## START Listing

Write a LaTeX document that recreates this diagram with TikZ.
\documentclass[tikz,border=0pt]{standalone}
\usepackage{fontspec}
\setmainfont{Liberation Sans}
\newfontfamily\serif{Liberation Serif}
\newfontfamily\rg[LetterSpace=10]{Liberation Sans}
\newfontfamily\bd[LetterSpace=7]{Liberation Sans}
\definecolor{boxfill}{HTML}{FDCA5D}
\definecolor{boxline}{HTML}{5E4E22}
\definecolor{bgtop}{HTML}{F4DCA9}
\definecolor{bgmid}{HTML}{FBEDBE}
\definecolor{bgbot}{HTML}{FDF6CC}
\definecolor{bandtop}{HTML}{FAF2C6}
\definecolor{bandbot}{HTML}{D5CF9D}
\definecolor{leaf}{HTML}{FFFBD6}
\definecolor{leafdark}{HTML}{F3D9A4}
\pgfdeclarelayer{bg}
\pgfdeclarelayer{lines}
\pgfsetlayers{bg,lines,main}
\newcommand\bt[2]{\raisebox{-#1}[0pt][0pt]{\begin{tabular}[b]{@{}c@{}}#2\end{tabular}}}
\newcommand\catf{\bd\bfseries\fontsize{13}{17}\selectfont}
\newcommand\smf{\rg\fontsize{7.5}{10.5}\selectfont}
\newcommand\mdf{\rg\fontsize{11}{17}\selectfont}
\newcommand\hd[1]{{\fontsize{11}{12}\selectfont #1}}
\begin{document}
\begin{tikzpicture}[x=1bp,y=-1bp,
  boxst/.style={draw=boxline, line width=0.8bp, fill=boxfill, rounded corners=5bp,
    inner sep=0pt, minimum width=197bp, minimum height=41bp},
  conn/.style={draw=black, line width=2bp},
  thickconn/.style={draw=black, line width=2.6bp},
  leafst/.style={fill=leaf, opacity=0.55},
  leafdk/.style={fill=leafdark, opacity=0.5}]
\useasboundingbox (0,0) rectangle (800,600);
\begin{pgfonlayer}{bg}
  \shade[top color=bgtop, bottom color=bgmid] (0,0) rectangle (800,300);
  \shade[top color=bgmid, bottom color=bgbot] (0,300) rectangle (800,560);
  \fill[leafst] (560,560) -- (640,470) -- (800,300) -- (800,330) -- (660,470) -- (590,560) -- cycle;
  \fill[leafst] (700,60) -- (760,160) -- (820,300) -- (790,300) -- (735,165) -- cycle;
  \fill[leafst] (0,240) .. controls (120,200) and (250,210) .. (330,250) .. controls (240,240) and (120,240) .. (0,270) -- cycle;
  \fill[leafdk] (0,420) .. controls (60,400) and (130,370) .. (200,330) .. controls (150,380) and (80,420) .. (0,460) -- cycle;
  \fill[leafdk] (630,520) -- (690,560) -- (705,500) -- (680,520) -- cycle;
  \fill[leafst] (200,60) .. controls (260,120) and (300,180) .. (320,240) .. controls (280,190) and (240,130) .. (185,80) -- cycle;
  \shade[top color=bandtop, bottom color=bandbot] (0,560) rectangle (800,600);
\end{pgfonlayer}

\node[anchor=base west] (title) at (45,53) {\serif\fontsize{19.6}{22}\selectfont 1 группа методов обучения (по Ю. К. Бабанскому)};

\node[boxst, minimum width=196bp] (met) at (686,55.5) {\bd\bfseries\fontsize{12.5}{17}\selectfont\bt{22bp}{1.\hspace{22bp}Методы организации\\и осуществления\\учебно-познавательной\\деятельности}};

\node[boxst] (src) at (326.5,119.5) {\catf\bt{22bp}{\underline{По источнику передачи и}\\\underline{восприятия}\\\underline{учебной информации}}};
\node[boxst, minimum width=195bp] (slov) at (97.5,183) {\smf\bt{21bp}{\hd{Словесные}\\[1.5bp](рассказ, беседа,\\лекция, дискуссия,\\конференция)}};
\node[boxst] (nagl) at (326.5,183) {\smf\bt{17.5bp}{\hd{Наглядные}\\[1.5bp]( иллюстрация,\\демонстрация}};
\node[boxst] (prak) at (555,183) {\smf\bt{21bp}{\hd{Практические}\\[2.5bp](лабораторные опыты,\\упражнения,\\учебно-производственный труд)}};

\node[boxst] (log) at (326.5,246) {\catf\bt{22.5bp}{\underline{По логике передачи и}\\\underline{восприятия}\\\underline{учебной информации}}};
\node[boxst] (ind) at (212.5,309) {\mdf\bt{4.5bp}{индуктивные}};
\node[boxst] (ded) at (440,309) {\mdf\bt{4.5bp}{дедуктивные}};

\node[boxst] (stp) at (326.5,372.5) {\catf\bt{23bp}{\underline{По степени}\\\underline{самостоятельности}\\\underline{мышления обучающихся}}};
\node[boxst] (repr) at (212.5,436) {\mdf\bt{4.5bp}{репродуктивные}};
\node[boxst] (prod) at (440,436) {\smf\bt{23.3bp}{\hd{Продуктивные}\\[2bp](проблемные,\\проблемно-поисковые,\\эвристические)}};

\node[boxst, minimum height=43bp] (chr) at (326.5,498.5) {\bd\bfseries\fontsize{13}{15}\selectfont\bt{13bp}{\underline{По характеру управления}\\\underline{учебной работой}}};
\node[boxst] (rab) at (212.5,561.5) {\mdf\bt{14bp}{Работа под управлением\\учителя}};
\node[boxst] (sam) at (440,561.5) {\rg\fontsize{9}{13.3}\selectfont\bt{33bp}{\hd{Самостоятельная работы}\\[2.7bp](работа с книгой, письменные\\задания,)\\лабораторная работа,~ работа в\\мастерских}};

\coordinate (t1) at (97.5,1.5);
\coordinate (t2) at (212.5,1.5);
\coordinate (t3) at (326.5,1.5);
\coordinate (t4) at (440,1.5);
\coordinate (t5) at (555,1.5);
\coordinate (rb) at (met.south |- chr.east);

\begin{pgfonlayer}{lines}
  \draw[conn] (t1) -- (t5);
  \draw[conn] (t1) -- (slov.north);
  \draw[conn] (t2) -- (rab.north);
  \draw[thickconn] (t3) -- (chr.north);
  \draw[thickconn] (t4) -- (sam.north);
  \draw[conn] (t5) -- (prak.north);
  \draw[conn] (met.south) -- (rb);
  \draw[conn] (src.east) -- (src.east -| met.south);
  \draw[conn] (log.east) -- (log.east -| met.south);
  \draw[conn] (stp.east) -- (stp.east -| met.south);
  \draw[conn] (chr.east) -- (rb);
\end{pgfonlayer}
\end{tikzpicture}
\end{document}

## END Listing
## START Listing

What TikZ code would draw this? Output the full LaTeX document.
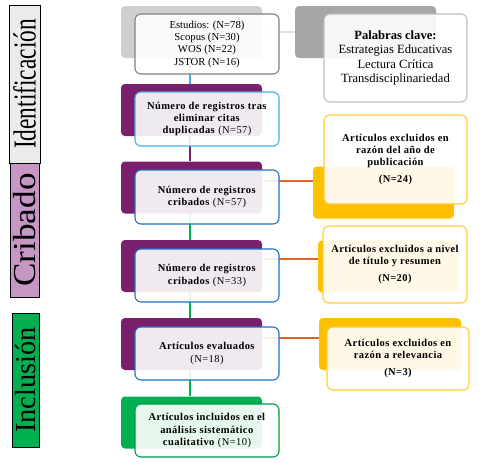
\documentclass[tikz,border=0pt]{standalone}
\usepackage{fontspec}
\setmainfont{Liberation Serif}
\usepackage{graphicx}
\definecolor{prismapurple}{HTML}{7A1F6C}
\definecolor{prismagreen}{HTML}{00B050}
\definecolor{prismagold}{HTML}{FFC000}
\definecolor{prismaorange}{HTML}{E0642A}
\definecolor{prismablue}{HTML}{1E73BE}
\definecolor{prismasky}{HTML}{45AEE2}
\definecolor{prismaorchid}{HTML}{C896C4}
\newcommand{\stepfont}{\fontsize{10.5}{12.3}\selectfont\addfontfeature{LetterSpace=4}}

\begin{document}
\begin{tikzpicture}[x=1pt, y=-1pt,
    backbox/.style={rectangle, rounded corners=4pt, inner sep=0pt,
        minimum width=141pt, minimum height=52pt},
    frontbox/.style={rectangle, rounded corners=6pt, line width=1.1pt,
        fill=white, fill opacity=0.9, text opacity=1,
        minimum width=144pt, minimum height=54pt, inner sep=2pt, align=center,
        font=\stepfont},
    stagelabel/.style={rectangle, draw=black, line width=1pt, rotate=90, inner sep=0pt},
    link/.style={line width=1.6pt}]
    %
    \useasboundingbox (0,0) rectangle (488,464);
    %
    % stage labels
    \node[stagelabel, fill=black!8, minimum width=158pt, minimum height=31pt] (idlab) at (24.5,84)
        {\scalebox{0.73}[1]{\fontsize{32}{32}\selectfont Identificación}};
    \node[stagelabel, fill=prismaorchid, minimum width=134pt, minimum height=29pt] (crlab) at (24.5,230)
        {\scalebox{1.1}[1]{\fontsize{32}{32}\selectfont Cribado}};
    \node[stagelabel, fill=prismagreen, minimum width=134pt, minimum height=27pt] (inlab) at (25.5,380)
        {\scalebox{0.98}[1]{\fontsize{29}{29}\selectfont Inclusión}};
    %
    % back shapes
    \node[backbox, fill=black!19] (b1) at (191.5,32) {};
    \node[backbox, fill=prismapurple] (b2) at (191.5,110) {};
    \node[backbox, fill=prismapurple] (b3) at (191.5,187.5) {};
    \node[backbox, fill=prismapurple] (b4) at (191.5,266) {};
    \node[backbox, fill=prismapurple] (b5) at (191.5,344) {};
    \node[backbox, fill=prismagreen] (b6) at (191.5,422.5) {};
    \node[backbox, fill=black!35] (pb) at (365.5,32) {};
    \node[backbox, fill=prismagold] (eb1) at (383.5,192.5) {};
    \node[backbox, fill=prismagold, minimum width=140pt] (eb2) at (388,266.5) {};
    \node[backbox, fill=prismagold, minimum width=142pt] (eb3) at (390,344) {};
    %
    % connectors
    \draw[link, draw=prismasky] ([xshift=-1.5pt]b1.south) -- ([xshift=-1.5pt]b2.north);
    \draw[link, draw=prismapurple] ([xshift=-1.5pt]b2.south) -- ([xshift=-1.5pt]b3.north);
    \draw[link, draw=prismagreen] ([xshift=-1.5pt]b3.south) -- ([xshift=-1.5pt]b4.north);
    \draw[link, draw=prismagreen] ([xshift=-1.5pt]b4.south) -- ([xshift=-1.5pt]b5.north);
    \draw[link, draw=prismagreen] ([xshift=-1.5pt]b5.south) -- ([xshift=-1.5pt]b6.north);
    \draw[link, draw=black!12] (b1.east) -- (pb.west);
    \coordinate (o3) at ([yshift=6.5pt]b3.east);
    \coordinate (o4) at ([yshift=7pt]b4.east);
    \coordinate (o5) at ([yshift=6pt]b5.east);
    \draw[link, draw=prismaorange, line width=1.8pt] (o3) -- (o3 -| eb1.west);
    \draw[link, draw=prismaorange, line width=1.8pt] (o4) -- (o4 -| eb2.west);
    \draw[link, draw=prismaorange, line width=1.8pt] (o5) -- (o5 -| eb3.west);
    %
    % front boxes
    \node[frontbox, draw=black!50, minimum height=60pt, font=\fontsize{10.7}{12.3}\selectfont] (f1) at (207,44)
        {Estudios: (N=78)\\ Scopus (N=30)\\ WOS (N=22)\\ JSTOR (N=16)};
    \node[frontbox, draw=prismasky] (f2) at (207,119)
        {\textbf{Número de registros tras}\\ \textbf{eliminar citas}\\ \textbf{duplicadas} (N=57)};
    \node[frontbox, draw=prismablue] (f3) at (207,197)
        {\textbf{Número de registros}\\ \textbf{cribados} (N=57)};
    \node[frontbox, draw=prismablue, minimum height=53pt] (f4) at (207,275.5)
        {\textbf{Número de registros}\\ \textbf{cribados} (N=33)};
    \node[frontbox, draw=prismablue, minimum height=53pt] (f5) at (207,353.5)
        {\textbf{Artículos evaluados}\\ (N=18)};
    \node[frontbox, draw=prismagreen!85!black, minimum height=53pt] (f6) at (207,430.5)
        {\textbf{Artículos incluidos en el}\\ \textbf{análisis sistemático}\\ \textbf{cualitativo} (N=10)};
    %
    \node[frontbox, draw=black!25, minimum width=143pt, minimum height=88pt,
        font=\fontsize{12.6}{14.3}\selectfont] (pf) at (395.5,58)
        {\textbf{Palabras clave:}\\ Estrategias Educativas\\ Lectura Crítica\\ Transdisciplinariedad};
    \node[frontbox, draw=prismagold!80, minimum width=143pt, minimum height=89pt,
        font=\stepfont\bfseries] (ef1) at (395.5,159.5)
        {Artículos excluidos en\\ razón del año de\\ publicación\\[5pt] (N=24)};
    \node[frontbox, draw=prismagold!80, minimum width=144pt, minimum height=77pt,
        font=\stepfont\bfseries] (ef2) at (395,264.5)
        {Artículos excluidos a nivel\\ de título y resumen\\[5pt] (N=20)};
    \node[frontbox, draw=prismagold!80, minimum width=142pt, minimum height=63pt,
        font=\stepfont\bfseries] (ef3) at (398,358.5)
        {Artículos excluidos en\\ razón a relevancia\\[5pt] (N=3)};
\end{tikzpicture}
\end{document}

## END Listing
## START Listing

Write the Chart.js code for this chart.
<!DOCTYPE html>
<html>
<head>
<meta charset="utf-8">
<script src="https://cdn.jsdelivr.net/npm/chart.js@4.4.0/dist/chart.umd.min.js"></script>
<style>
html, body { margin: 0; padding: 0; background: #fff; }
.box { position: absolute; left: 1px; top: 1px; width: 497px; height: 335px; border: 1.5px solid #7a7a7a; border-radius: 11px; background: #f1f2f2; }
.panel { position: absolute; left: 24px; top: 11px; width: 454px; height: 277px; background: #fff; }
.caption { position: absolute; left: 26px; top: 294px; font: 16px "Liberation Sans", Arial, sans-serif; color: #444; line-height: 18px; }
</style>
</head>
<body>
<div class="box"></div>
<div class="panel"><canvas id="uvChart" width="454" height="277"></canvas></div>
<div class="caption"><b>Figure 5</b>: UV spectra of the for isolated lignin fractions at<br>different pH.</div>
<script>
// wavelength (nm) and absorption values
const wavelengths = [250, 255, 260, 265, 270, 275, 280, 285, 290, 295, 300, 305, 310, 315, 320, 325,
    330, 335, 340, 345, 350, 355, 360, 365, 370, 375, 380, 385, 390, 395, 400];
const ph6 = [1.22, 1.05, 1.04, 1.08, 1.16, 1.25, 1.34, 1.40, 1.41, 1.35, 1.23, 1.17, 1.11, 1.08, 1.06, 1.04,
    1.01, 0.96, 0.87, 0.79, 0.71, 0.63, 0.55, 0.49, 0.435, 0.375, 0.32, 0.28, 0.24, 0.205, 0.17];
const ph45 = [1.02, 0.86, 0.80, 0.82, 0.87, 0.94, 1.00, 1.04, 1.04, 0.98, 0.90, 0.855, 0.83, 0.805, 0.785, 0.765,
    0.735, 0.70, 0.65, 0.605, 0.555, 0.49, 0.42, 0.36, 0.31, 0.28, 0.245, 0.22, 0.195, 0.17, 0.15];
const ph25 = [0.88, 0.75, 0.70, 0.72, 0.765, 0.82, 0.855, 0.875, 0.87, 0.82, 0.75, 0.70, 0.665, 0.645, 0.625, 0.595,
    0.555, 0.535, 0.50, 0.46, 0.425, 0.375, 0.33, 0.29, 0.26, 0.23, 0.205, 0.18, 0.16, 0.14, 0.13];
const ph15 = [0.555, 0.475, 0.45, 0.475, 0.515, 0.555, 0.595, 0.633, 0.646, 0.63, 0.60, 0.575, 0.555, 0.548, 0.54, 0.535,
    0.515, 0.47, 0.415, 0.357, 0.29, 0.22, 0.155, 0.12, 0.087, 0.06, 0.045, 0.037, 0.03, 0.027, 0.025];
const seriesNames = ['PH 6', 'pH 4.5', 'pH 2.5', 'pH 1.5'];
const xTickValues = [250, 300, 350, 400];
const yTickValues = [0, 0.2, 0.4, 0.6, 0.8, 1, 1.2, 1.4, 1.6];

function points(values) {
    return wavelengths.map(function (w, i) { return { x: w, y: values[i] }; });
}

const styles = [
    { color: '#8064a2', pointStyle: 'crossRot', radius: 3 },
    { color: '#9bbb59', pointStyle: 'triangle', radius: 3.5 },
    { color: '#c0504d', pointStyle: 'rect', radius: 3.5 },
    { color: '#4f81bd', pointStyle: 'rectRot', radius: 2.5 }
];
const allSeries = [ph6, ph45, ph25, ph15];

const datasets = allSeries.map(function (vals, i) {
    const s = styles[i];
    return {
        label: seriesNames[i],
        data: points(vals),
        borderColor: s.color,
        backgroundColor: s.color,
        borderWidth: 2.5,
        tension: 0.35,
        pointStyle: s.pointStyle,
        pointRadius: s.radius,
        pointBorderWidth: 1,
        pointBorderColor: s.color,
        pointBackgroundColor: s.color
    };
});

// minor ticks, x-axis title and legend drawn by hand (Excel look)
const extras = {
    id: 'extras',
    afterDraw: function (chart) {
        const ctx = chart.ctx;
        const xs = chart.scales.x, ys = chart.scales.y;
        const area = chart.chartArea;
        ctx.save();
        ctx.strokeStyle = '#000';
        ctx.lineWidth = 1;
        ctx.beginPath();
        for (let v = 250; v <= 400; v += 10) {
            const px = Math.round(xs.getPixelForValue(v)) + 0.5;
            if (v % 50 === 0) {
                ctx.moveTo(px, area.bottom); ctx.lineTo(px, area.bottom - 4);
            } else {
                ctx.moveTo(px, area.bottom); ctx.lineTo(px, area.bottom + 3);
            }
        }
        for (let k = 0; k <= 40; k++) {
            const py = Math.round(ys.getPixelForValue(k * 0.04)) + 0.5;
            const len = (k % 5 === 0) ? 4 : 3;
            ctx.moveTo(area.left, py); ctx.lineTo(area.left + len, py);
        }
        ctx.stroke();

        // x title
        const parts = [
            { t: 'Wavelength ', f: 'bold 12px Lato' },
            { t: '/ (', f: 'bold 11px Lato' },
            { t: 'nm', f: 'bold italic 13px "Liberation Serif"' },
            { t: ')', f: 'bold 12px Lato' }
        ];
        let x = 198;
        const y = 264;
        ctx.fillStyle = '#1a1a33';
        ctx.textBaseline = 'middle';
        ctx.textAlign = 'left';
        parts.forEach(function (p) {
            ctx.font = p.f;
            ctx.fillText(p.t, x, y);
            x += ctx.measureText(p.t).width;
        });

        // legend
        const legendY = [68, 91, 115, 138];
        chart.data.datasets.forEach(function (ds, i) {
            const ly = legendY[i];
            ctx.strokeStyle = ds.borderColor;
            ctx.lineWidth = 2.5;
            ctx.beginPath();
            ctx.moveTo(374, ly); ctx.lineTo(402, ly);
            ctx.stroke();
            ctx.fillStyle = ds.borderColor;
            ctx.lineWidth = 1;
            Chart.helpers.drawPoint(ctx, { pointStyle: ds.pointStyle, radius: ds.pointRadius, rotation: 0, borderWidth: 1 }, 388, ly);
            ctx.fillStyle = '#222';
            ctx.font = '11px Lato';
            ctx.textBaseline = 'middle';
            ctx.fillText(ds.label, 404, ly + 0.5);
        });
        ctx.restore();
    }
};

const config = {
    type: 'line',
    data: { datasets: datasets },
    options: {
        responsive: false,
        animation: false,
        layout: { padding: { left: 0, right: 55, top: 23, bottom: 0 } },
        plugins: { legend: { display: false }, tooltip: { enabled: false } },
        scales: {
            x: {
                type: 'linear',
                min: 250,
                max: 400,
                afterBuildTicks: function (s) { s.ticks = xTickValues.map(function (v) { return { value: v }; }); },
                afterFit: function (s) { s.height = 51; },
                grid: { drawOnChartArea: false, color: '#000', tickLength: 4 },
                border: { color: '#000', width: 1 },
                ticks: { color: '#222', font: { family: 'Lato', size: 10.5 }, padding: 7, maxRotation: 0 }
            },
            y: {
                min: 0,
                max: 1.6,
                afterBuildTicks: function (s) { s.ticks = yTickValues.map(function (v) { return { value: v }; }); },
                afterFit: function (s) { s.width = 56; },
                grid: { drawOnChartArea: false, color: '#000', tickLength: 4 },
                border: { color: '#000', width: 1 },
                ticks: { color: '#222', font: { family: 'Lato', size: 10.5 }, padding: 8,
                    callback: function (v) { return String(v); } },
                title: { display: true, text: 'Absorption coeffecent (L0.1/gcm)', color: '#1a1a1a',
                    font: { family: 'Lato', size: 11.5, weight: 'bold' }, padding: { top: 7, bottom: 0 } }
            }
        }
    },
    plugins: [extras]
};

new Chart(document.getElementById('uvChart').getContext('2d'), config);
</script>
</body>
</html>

## END Listing

> [Work to complete]
Show the lines that mention the word "code".

> [Response below]
What TikZ code would draw this? Output the full LaTeX document.
Write the Chart.js code for this chart.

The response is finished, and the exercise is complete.